NEW YORK -- Despite being interrupted by the coronavirus pandemic, the shortened Broadway season will nonetheless have a Tony Awards.
Tony Award Productions said Friday that the celebration of live theatre will be digital but offered no date or streaming platform. Final eligibility determinations will be made by the Tony Awards Administration Committee "in the coming days."
Broadway theatres abruptly closed on March 12, knocking out all shows -- including 16 that were still scheduled to open. Producers, citing health and city authorities, have three times extended the Broadway shutdown, currently until at least early January.
Only shows that officially opened are eligible for Tonys so the assumption is that shows that were still in previews when the shutdown order came will not be under consideration.

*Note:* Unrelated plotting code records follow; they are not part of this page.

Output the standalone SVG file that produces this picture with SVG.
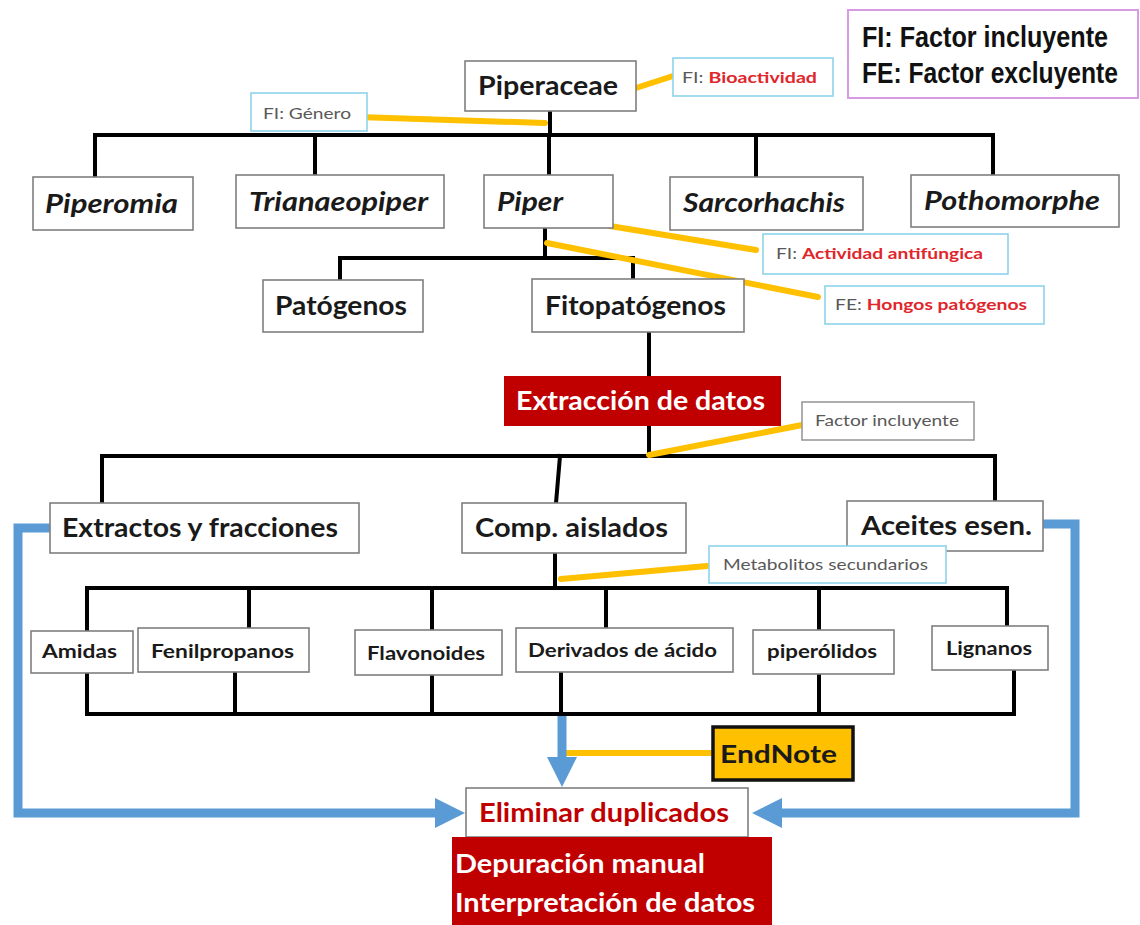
<svg xmlns="http://www.w3.org/2000/svg" width="1140" height="925" viewBox="0 0 1140 925">
<style>
.box{fill:#fff;stroke:#7f7f7f;stroke-width:1.6}
.lbl{fill:#fff;stroke:#8fd3ea;stroke-width:1.6}
.red{fill:#c00000;stroke:none}
.t{font-family:Lato,"Open Sans","Liberation Sans",sans-serif;font-weight:700;fill:#1a1a1a}
.t26{font-size:26px}
.t19{font-size:19px}
.it{font-style:italic}
.w{fill:#fff}
.s{font-family:Lato,"Open Sans","Liberation Sans",sans-serif;font-size:16px;fill:#595959;font-weight:400}
.rb{fill:#e0262b;font-weight:700}
.ln{stroke:#000;stroke-width:4;fill:none;stroke-linecap:square}
.y{stroke:#ffc000;stroke-width:6;stroke-linecap:round;fill:none}
.b{stroke:#5b9bd5;stroke-width:9;fill:none}
.leg{font-family:"Liberation Sans",Arial,sans-serif;font-weight:700;font-size:26px;fill:#111}
</style>
<defs>
<marker id="ah" markerUnits="userSpaceOnUse" markerWidth="32" markerHeight="32" refX="15" refY="15" orient="auto">
<path d="M0,0 L30,15 L0,30 z" fill="#5b9bd5"/>
</marker>
</defs>
<rect width="1140" height="925" fill="#fff"/>

<g id="connectors">
<path class="ln" d="M550,111 V135 M95,135 H993 M95,135 V177 M315,135 V175 M549,135 V175 M756,135 V177 M993,135 V175"/>
<path class="ln" d="M545,228 V258 M340,258 H633 M340,258 V280 M633,258 V279"/>
<path class="ln" d="M649,332 V376 M649,426 V456 M102,456 H995 M102,456 V503 M560,456 L556,503 M995,456 V501"/>
<path class="ln" d="M555,553 V588 M87,588 H1007 M87,588 V631 M249,588 V628 M432,588 V630 M606,588 V628 M819,588 V630 M1007,588 V626"/>
<path class="ln" d="M87,673 V714 M235,672 V714 M432,675 V714 M561,672 V714 M819,674 V714 M1014,670 V714 M87,714 H1014"/>
<path class="y" d="M358,117 L545,123"/>
<path class="y" d="M636,88 L673,76"/>
<path class="y" d="M610,226 L756,250"/>
<path class="y" d="M547,243 L818,297"/>
<path class="y" d="M649,455 L802,425"/>
<path class="y" d="M561,579 L707,566"/>
<path class="y" d="M563,753 L713,753"/>
<path class="b" d="M50,528 H18 V813 H450" marker-end="url(#ah)"/>
<path class="b" d="M1043,524 H1075 V813 H767" marker-end="url(#ah)"/>
<path class="b" d="M562,716 V772" marker-end="url(#ah)"/>
</g>

<g id="legend">
<rect x="848" y="10" width="290" height="88" fill="#fff" stroke="#d79be3" stroke-width="2"/>
<text class="leg" transform="translate(862,47) scale(1,1.15)" x="0" y="0" textLength="246" lengthAdjust="spacingAndGlyphs">FI: Factor incluyente</text>
<text class="leg" transform="translate(862,83) scale(1,1.15)" x="0" y="0" textLength="256" lengthAdjust="spacingAndGlyphs">FE: Factor excluyente</text>
</g>

<g id="piperaceae">
<rect class="box" x="465" y="61" width="171" height="50"/>
<text class="t t26" x="478" y="95" textLength="140" lengthAdjust="spacingAndGlyphs">Piperaceae</text>
</g>
<g id="fi-bioactividad">
<rect class="lbl" x="673" y="58" width="160" height="38"/>
<text class="s" x="682" y="83" textLength="135" lengthAdjust="spacingAndGlyphs">FI: <tspan class="rb">Bioactividad</tspan></text>
</g>
<g id="fi-genero">
<rect class="lbl" x="251" y="93" width="116" height="38"/>
<text class="s" x="263" y="119" textLength="88" lengthAdjust="spacingAndGlyphs">FI: Género</text>
</g>

<g id="piperomia">
<rect class="box" x="33" y="177" width="160" height="53"/>
<text class="t t26 it" x="45" y="213" textLength="133" lengthAdjust="spacingAndGlyphs">Piperomia</text>
</g>
<g id="trianaeopiper">
<rect class="box" x="236" y="175" width="208" height="53"/>
<text class="t t26 it" x="249" y="211" textLength="179" lengthAdjust="spacingAndGlyphs">Trianaeopiper</text>
</g>
<g id="piper">
<rect class="box" x="484" y="175" width="129" height="53"/>
<text class="t t26 it" x="497" y="211" textLength="66" lengthAdjust="spacingAndGlyphs">Piper</text>
</g>
<g id="sarcorhachis">
<rect class="box" x="670" y="177" width="193" height="53"/>
<text class="t t26 it" x="683" y="212" textLength="162" lengthAdjust="spacingAndGlyphs">Sarcorhachis</text>
</g>
<g id="pothomorphe">
<rect class="box" x="911" y="175" width="208" height="52"/>
<text class="t t26 it" x="924" y="210" textLength="176" lengthAdjust="spacingAndGlyphs">Pothomorphe</text>
</g>

<g id="fi-actividad">
<rect class="lbl" x="763" y="234" width="245" height="40"/>
<text class="s" x="776" y="259" textLength="207" lengthAdjust="spacingAndGlyphs">FI: <tspan class="rb">Actividad antifúngica</tspan></text>
</g>
<g id="fe-hongos">
<rect class="lbl" x="825" y="286" width="219" height="38"/>
<text class="s" x="835" y="310" textLength="192" lengthAdjust="spacingAndGlyphs">FE: <tspan class="rb">Hongos patógenos</tspan></text>
</g>

<g id="patogenos">
<rect class="box" x="263" y="280" width="160" height="52"/>
<text class="t t26" x="275" y="315" textLength="132" lengthAdjust="spacingAndGlyphs">Patógenos</text>
</g>
<g id="fitopatogenos">
<rect class="box" x="532" y="279" width="212" height="53"/>
<text class="t t26" x="545" y="315" textLength="181" lengthAdjust="spacingAndGlyphs">Fitopatógenos</text>
</g>

<g id="extraccion">
<rect class="red" x="504" y="376" width="277" height="50"/>
<text class="t t26 w" x="516" y="410" textLength="249" lengthAdjust="spacingAndGlyphs">Extracción de datos</text>
</g>
<g id="factor-incluyente">
<rect x="802" y="402" width="172" height="38" fill="#fff" stroke="#9a9a9a" stroke-width="1.6"/>
<text class="s" x="815" y="426" textLength="144" lengthAdjust="spacingAndGlyphs">Factor incluyente</text>
</g>

<g id="extractos">
<rect class="box" x="50" y="503" width="309" height="50"/>
<text class="t t26" x="62" y="537" textLength="276" lengthAdjust="spacingAndGlyphs">Extractos y fracciones</text>
</g>
<g id="comp-aislados">
<rect class="box" x="462" y="503" width="224" height="50"/>
<text class="t t26" x="475" y="537" textLength="193" lengthAdjust="spacingAndGlyphs">Comp. aislados</text>
</g>
<g id="aceites">
<rect class="box" x="847" y="501" width="196" height="50"/>
<text class="t t26" x="861" y="535" textLength="171" lengthAdjust="spacingAndGlyphs">Aceites esen.</text>
</g>
<g id="metabolitos">
<rect class="lbl" x="709" y="546" width="237" height="37"/>
<text class="s" x="723" y="570" textLength="205" lengthAdjust="spacingAndGlyphs">Metabolitos secundarios</text>
</g>

<g id="amidas">
<rect class="box" x="31" y="631" width="102" height="42"/>
<text class="t t19" x="42" y="658" textLength="75" lengthAdjust="spacingAndGlyphs">Amidas</text>
</g>
<g id="fenilpropanos">
<rect class="box" x="138" y="628" width="171" height="44"/>
<text class="t t19" x="151" y="658" textLength="143" lengthAdjust="spacingAndGlyphs">Fenilpropanos</text>
</g>
<g id="flavonoides">
<rect class="box" x="355" y="630" width="147" height="45"/>
<text class="t t19" x="367" y="660" textLength="118" lengthAdjust="spacingAndGlyphs">Flavonoides</text>
</g>
<g id="derivados">
<rect class="box" x="516" y="628" width="217" height="44"/>
<text class="t t19" x="528" y="657" textLength="189" lengthAdjust="spacingAndGlyphs">Derivados de ácido</text>
</g>
<g id="piperolidos">
<rect class="box" x="753" y="630" width="141" height="44"/>
<text class="t t19" x="767" y="658" textLength="110" lengthAdjust="spacingAndGlyphs">piperólidos</text>
</g>
<g id="lignanos">
<rect class="box" x="932" y="626" width="116" height="44"/>
<text class="t t19" x="946" y="655" textLength="86" lengthAdjust="spacingAndGlyphs">Lignanos</text>
</g>

<g id="endnote">
<rect x="713" y="727" width="140" height="53" fill="#ffc000" stroke="#111" stroke-width="3.5"/>
<text class="t" x="720" y="763" font-size="25" textLength="117" lengthAdjust="spacingAndGlyphs">EndNote</text>
</g>
<g id="eliminar">
<rect class="box" x="466" y="788" width="282" height="49"/>
<text class="t t26" x="479" y="822" style="fill:#c00000" textLength="250" lengthAdjust="spacingAndGlyphs">Eliminar duplicados</text>
</g>
<g id="depuracion">
<rect class="red" x="452" y="837" width="320" height="88"/>
<text class="t t26 w" x="455" y="873" textLength="250" lengthAdjust="spacingAndGlyphs">Depuración manual</text>
<text class="t t26 w" x="455" y="912" textLength="300" lengthAdjust="spacingAndGlyphs">Interpretación de datos</text>
</g>
</svg>
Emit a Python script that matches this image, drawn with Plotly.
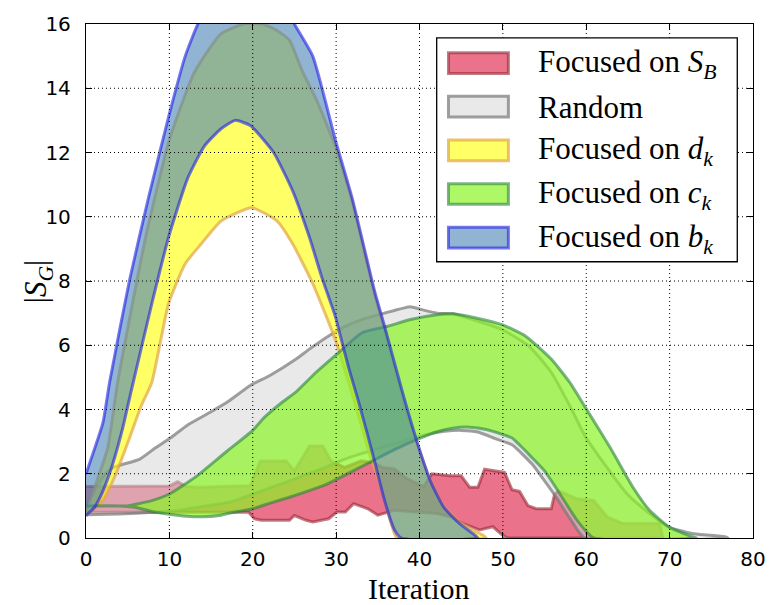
import plotly.graph_objects as go

# ---------------- data ----------------
# Focused on S_B (red band)
sb_up_x = [0, 9, 10, 11, 12, 13.4, 19.7, 20.9, 24, 25, 26.8, 28.4, 29.4, 31, 33, 34.5, 35.5, 37, 38.5,
           40.5, 41.5, 43.7, 45, 46, 47, 47.8, 49.2, 50.2, 51.1, 52, 53, 54, 55.8, 56.2, 56.7, 58.9,
           60.9, 62.5, 64.4, 68.8, 69.2]
sb_up_y = [1.6, 1.6, 1.62, 1.75, 1.6, 1.58, 1.63, 2.4, 2.4, 2.09, 2.86, 2.86, 2.4, 2.2, 2.4, 2.35, 2.2,
           2.15, 1.85, 1.6, 2.0, 1.94, 1.94, 1.58, 1.58, 2.14, 2.09, 2.04, 1.5, 1.45, 1.01, 0.91, 0.91,
           1.37, 1.47, 1.22, 1.17, 0.66, 0.45, 0.45, 0]
sb_lo_x = [0, 19.5, 20.2, 21, 24.4, 25, 26.4, 27.2, 29.1, 30.1, 31.1, 32.1, 33.8, 35, 37, 39.7, 42.1,
           43.7, 45.2, 47.2, 48.8, 49.9, 50.5, 69.2]
sb_lo_y = [0.8, 0.8, 0.6, 0.55, 0.55, 0.7, 0.55, 0.5, 0.6, 0.81, 0.81, 1.07, 0.91, 0.71, 0.86, 0.81,
           0.76, 0.66, 0.45, 0.25, 0.35, 0.1, 0, 0]

# Random (gray band)
rnd_up_x = [0, 1, 2, 3.2, 6.4, 8.3, 10.1, 12.2, 15, 17, 19.7, 22, 25.2, 26.8, 29.1, 31.1, 33.1, 35.8,
            38.9, 40.1, 42.1, 44, 46.4, 49.9, 53.1, 55.8, 58.2, 59.8, 62.5, 64.9, 67.6, 69.8, 72.7,
            76.6, 77]
rnd_up_y = [1.0, 1.45, 1.9, 2.19, 2.45, 2.8, 3.11, 3.52, 3.93, 4.24, 4.75, 5.05, 5.57, 5.88, 6.29,
            6.59, 6.8, 7.0, 7.2, 7.12, 7.0, 6.98, 6.8, 6.49, 5.98, 5.16, 4.03, 3.2, 2.19, 1.37, 0.76,
            0.35, 0.14, 0.04, 0]
rnd_lo_x = [0, 4, 8, 11, 13.4, 17.3, 20, 24.4, 28.7, 31, 34.6, 38.6, 40.5, 43, 45, 47, 49, 51.1, 53.5,
            55, 56.4, 58.2, 59.8]
rnd_lo_y = [0.72, 0.75, 0.8, 0.86, 0.96, 1.12, 1.37, 1.78, 2.2, 2.45, 2.75, 3.05, 3.2, 3.32, 3.35,
            3.3, 3.1, 2.9, 2.3, 1.78, 1.27, 0.55, 0]

# Focused on d_k (yellow band)
dk_up_x = [0, 1.45, 2.6, 3.8, 7.15, 10, 13, 16.2, 18.9, 21.2, 22.9, 24.4, 26, 27.6, 29.9, 31.9, 34.6,
           35.8, 38.2, 39.7, 41.3, 42.9, 44.8, 46.4, 47.5, 48]
dk_up_y = [0.8, 1.88, 2.8, 4.85, 9.36, 12.4, 14.5, 15.7, 16.0, 16.0, 15.8, 15.5, 14.5, 13.66, 12.2,
           10.5, 7.6, 6.5, 4.15, 2.95, 1.8, 1.0, 0.5, 0.25, 0.1, 0]
dk_lo_x = [0, 2.04, 3.6, 5.2, 6.6, 7.9, 9.9, 11.9, 13.8, 16.2, 19.9, 22.9, 24.8, 27.2, 29.9, 32.2,
           34.2, 35, 36.6, 37.3]
dk_lo_y = [0.7, 1.17, 2.0, 3.1, 4.1, 4.85, 7.3, 8.54, 9.15, 9.87, 10.28, 9.87, 9.15, 7.92, 6.18,
           4.25, 2.45, 1.88, 0.45, 0]

# Focused on c_k (green band)
ck_up_x = [0, 5, 6, 8, 10, 12, 13.4, 16.9, 20, 21.3, 23.6, 25.2, 27.6, 30.3, 33.1, 36.2, 38.9, 42.1,
           44, 46.8, 49.9, 52.7, 55.8, 58, 60, 62.9, 65.6, 67.6, 69.9, 72.7, 73.2]
ck_up_y = [1.0, 1.0, 1.05, 1.17, 1.37, 1.7, 1.95, 2.7, 3.35, 3.73, 4.24, 4.55, 5.16, 5.77, 6.39, 6.59,
           6.8, 6.95, 6.98, 6.85, 6.64, 6.29, 5.57, 4.85, 4.02, 2.8, 1.58, 0.86, 0.35, 0.04, 0]
ck_lo_x = [0, 4, 6, 8, 10, 12, 14, 16, 17.3, 20, 22, 24.4, 26.5, 28.7, 31, 34, 37, 40, 42, 44, 46,
           48, 50, 51.1, 53.5, 55, 56.6, 58.9, 60.9]
ck_lo_y = [1.0, 1.0, 0.95, 0.82, 0.74, 0.68, 0.66, 0.7, 0.78, 0.91, 1.08, 1.27, 1.45, 1.65, 1.95,
           2.35, 2.75, 3.1, 3.3, 3.42, 3.45, 3.38, 3.22, 3.11, 2.5, 2.09, 1.47, 0.55, 0]

# Focused on b_k (blue band)
bk_up_x = [0, 1.06, 2.04, 2.83, 5.2, 7.5, 9.9, 11.9, 13.6, 16, 18, 20, 22, 24, 25, 27.2, 29.9, 31.9,
           34.6, 35.8, 38, 39.7, 41.3, 42.9, 44.8, 46.4, 47]
bk_up_y = [2.0, 2.8, 3.6, 4.85, 8.0, 10.6, 13.1, 15.0, 16.1, 17.0, 17.5, 17.6, 17.3, 16.6, 16.0, 15.0,
           12.4, 10.6, 7.7, 6.6, 4.5, 3.0, 1.78, 0.96, 0.45, 0.14, 0]
bk_lo_x = [0, 1, 2.04, 3.2, 4.4, 5.4, 7.9, 9.9, 12.2, 14.2, 16.2, 17.9, 19.7, 22.5, 24.8, 26.8, 28.3,
           29.9, 30.7, 31.5, 32.7, 34.6, 35.8, 37, 37.8]
bk_lo_y = [0.7, 0.95, 1.47, 2.3, 3.42, 4.55, 7.3, 9.36, 11.2, 12.2, 12.74, 13.0, 12.84, 12.0, 10.8,
           9.36, 8.1, 6.9, 6.1, 5.3, 4.24, 2.4, 1.17, 0.25, 0]

series_names = ["Focused on <i>S</i><sub><i>B</i></sub>", "Random",
                "Focused on <i>d</i><sub><i>k</i></sub>", "Focused on <i>c</i><sub><i>k</i></sub>",
                "Focused on <i>b</i><sub><i>k</i></sub>"]
x_ticks = [0, 10, 20, 30, 40, 50, 60, 70, 80]
y_ticks = [0, 2, 4, 6, 8, 10, 12, 14, 16]

# ---------------- styles ----------------
fill_colors = ["rgba(220,20,60,0.6)", "rgba(211,211,211,0.5)", "rgba(255,255,0,0.6)",
               "rgba(140,243,37,0.7)", "rgba(70,130,180,0.6)"]
edge_colors = ["rgba(150,40,50,0.6)", "rgba(120,120,120,0.7)", "rgba(225,165,70,0.7)",
               "rgba(40,130,60,0.6)", "rgba(30,30,230,0.6)"]
line_shapes = ["linear", "spline", "spline", "spline", "spline"]

bands = [
    (sb_up_x, sb_up_y, sb_lo_x, sb_lo_y),
    (rnd_up_x, rnd_up_y, rnd_lo_x, rnd_lo_y),
    (dk_up_x, dk_up_y, dk_lo_x, dk_lo_y),
    (ck_up_x, ck_up_y, ck_lo_x, ck_lo_y),
    (bk_up_x, bk_up_y, bk_lo_x, bk_lo_y),
]

fig = go.Figure()
for (ux, uy, lx, ly), name, fc, ec, shp in zip(bands, series_names, fill_colors, edge_colors,
                                               line_shapes):
    fig.add_trace(go.Scatter(
        x=list(ux) + list(lx)[::-1],
        y=list(uy) + list(ly)[::-1],
        mode="lines", fill="toself", fillcolor=fc,
        line=dict(color=ec, width=3, shape=shp, smoothing=0.5),
        name=name, showlegend=False, hoverinfo="skip"))

# ---------------- layout ----------------
W, H = 778, 605
ML, MR, MT, MB = 86, 13, 17, 67
pw, ph = W - ML - MR, H - MT - MB

def px_x(p):
    return (p - ML) / pw

def px_y(p):
    return (H - MB - p) / ph

shapes = []
for xv in x_ticks[1:-1]:
    shapes.append(dict(type="line", xref="x", yref="paper", x0=xv, x1=xv, y0=0, y1=1,
                       line=dict(color="black", width=1, dash="1px,3px"), layer="above"))
for yv in y_ticks[1:-1]:
    shapes.append(dict(type="line", xref="paper", yref="y", x0=0, x1=1, y0=yv, y1=yv,
                       line=dict(color="black", width=1, dash="1px,3px"), layer="above"))

# legend box
shapes.append(dict(type="rect", xref="paper", yref="paper",
                   x0=px_x(443), x1=px_x(749), y0=px_y(258), y1=px_y(31),
                   fillcolor="white", line=dict(color="black", width=1.3), layer="above"))
annotations = []
centers = [56.7, 100.8, 145, 189.3, 233.5]
for name, fc, ec, cy in zip(series_names, fill_colors, edge_colors, centers):
    shapes.append(dict(type="rect", xref="paper", yref="paper",
                       x0=px_x(455), x1=px_x(516), y0=px_y(cy + 10.5), y1=px_y(cy - 10.5),
                       fillcolor=fc, line=dict(color=ec, width=3), layer="above"))
    annotations.append(dict(xref="paper", yref="paper", x=px_x(544), y=px_y(cy + 1),
                            text=name, showarrow=False, xanchor="left", yanchor="middle",
                            font=dict(family="Liberation Serif", size=31, color="black")))

annotations.append(dict(xref="paper", yref="paper", x=px_x(425), y=px_y(589),
                        text="Iteration", showarrow=False, xanchor="center", yanchor="middle",
                        borderpad=0,
                        font=dict(family="Liberation Serif", size=30, color="black")))
annotations.append(dict(xref="paper", yref="paper", x=px_x(38), y=px_y(278),
                        text="|<i>S</i><sub><i>G</i></sub>|", showarrow=False, textangle=-90,
                        xanchor="center", yanchor="middle",
                        font=dict(family="Liberation Serif", size=31, color="black")))

axis_common = dict(showline=True, linecolor="black", linewidth=1.3, mirror="ticks",
                   ticks="inside", ticklen=6, tickwidth=1, tickcolor="black",
                   showgrid=False, zeroline=False,
                   tickfont=dict(family="DejaVu Sans", size=20, color="black"))

fig.update_layout(
    width=W, height=H, margin=dict(l=ML, r=MR, t=MT, b=MB),
    paper_bgcolor="white", plot_bgcolor="white",
    xaxis=dict(range=[0, 80], tickvals=x_ticks, ticklabelstandoff=3, **axis_common),
    yaxis=dict(range=[0, 16], tickvals=y_ticks, ticklabelstandoff=10, **axis_common),
    shapes=shapes, annotations=annotations, showlegend=False,
)

fig.write_html("out.html")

Some spring shows -- like a musical about Michael Jackson and a revival of Neil Simon's "Plaza Suite" starring Matthew Broderick and Sarah Jessica Parker -- pushed their production to next year. But others abandoned their plans, including "Hangmen" and a revival of Edward Albee's "Who's Afraid of Virginia Woolf?"
"Though unprecedented events cut the Broadway season short, it was a year full of extraordinary work that deserves to be recognized," according to a statement by the Broadway League and the American Theatre Wing, which present the annual Tonys.
"We are thrilled not only to have found a way to properly celebrate our artists' incredible achievements this season, but also to be able to uplift the entire theatre community and show the world what makes our Broadway family so special at this difficult time."